Retype the lines beneath this one, from the first through the line containing "const HALF = 16;". Pictures are left out.

'''

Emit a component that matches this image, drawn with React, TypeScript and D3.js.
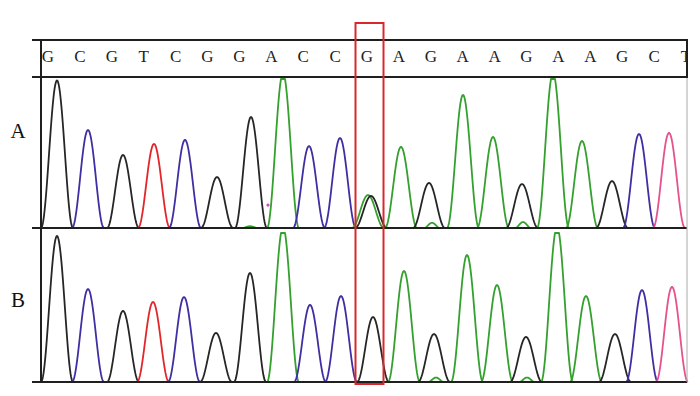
import React from 'react';
import * as d3 from 'd3';

// Base calls shown in the header row
const bases = ['G','C','G','T','C','G','G','A','C','C','G','A','G','A','A','G','A','A','G','C','T'];

// Panel A peaks (scan position, channel, signal)
const scansA = [16,47,82,113,144,176,210,242,268,299,327,330,360,388,422,452,481,512,541,571,598,628];
const channelsA = ['G','C','G','T','C','G','G','A','C','C','A','G','A','G','A','A','G','A','A','G','C','t'];
const heightsA = [990,658,490,564,591,342,745,1040,550,604,221,215,544,302,893,611,295,1040,584,315,631,638];
// Minor peaks in panel A
const minorScansA = [209,391,482];
const minorChannelsA = ['A','A','A'];
const minorHeightsA = [12,35,40];

// Panel B peaks
const scansB = [16,47,82,112,143,175,209,242,269,300,332,363,393,426,456,485,516,545,574,601,631];
const channelsB = ['G','C','G','T','C','G','G','A','C','C','G','A','G','A','A','G','A','A','G','C','t'];
const heightsB = [980,624,477,537,570,329,732,1040,517,577,436,745,322,852,651,302,1040,577,322,617,638];
const minorScansB = [395,486];
const minorChannelsB = ['A','A'];
const minorHeightsB = [30,30];

const panelLabels = ['A','B'];
const highlightIndex = 10;

const channelColor: Record<string, string> = {
  G: '#262626',
  C: '#3e2fa2',
  T: '#e2262a',
  A: '#34a02e',
  t: '#e5528e',
};

const W = 700, H = 396;
const xScale = d3.scaleLinear().domain([0, 646]).range([41, 687]);
const letterScale = d3.scalePoint<number>().domain(d3.range(bases.length)).range([48, 686]);
const yA = d3.scaleLinear().domain([0, 1000]).range([228, 79]).clamp(true);
const yB = d3.scaleLinear().domain([0, 1000]).range([382, 233]).clamp(true);
const HALF = 16;

function peakPath(scan: number, h: number, y: d3.ScaleLinear<number, number>, half = HALF) {
  const pts = d3.range(-half, half + 0.01, 0.5).map((d) => {
    const c = Math.cos((Math.PI * d) / (2 * half));
    return [xScale(scan + d), y(h * c * c)] as [number, number];
  });
  return d3.line().curve(d3.curveLinear)(pts) || '';
}

function Panel({ scans, chans, heights, mScans, mChans, mHeights, y }: any) {
  return (
    <g>
      {mScans.map((s: number, i: number) => (
        <path key={'m' + i} d={peakPath(s, mHeights[i], y, 8)} fill="none" stroke={channelColor[mChans[i]]} strokeWidth={1.8} />
      ))}
      {scans.map((s: number, i: number) => (
        <path key={i} d={peakPath(s, heights[i], y)} fill="none" stroke={channelColor[chans[i]]} strokeWidth={1.8} strokeLinejoin="round" />
      ))}
    </g>
  );
}

export default function App() {
  const frame = '#1f1f1f';
  const hx = xScale((scansA[highlightIndex] + scansA[highlightIndex + 1]) / 2);
  return (
    <div style={{ position: 'absolute', left: 0, top: 0 }}>
      <svg width={W} height={H} style={{ display: 'block', background: '#fff' }}>
        <defs>
          <clipPath id="hdr"><rect x={41} y={40} width={645} height={37} /></clipPath>
        </defs>
        <g clipPath="url(#hdr)">
          {bases.map((b, i) => (
            <text key={i} x={letterScale(i)} y={62} textAnchor="middle" fontFamily="'Liberation Serif', serif" fontSize={17} fill="#222">{b}</text>
          ))}
        </g>
        <Panel scans={scansA} chans={channelsA} heights={heightsA} mScans={minorScansA} mChans={minorChannelsA} mHeights={minorHeightsA} y={yA} />
        <Panel scans={scansB} chans={channelsB} heights={heightsB} mScans={minorScansB} mChans={minorChannelsB} mHeights={minorHeightsB} y={yB} />
        <circle cx={xScale(227)} cy={yA(154)} r={1.6} fill="#d04ac0" />
        {/* frame */}
        <line x1={32} x2={687} y1={40} y2={40} stroke={frame} strokeWidth={2} />
        <line x1={32} x2={687} y1={77} y2={77} stroke={frame} strokeWidth={2} />
        <line x1={32} x2={687} y1={228} y2={228} stroke={frame} strokeWidth={2} />
        <line x1={32} x2={687} y1={382} y2={382} stroke={frame} strokeWidth={2} />
        <line x1={41} x2={41} y1={39} y2={383} stroke={frame} strokeWidth={2} />
        <line x1={687} x2={687} y1={39} y2={78} stroke={frame} strokeWidth={2} />
        <line x1={687} x2={687} y1={78} y2={382} stroke="#aaa" strokeWidth={1} />
        {panelLabels.map((l, i) => (
          <text key={l} x={18} y={i === 0 ? 138 : 307} textAnchor="middle" fontFamily="'Liberation Serif', serif" fontSize={21} fill="#111">{l}</text>
        ))}
        <rect x={hx - 14} y={23} width={28} height={361} fill="none" stroke="#d8282c" strokeWidth={2} />
      </svg>
    </div>
  );
}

'''

RESPONSE>
Emit a component that matches this image, drawn with React, TypeScript and D3.js.
import React from 'react';
import * as d3 from 'd3';

// Base calls shown in the header row
const bases = ['G','C','G','T','C','G','G','A','C','C','G','A','G','A','A','G','A','A','G','C','T'];

// Panel A peaks (scan position, channel, signal)
const scansA = [16,47,82,113,144,176,210,242,268,299,327,330,360,388,422,452,481,512,541,571,598,628];
const channelsA = ['G','C','G','T','C','G','G','A','C','C','A','G','A','G','A','A','G','A','A','G','C','t'];
const heightsA = [990,658,490,564,591,342,745,1040,550,604,221,215,544,302,893,611,295,1040,584,315,631,638];
// Minor peaks in panel A
const minorScansA = [209,391,482];
const minorChannelsA = ['A','A','A'];
const minorHeightsA = [12,35,40];

// Panel B peaks
const scansB = [16,47,82,112,143,175,209,242,269,300,332,363,393,426,456,485,516,545,574,601,631];
const channelsB = ['G','C','G','T','C','G','G','A','C','C','G','A','G','A','A','G','A','A','G','C','t'];
const heightsB = [980,624,477,537,570,329,732,1040,517,577,436,745,322,852,651,302,1040,577,322,617,638];
const minorScansB = [395,486];
const minorChannelsB = ['A','A'];
const minorHeightsB = [30,30];

const panelLabels = ['A','B'];
const highlightIndex = 10;

const channelColor: Record<string, string> = {
  G: '#262626',
  C: '#3e2fa2',
  T: '#e2262a',
  A: '#34a02e',
  t: '#e5528e',
};

const W = 700, H = 396;
const xScale = d3.scaleLinear().domain([0, 646]).range([41, 687]);
const letterScale = d3.scalePoint<number>().domain(d3.range(bases.length)).range([48, 686]);
const yA = d3.scaleLinear().domain([0, 1000]).range([228, 79]).clamp(true);
const yB = d3.scaleLinear().domain([0, 1000]).range([382, 233]).clamp(true);
const HALF = 16;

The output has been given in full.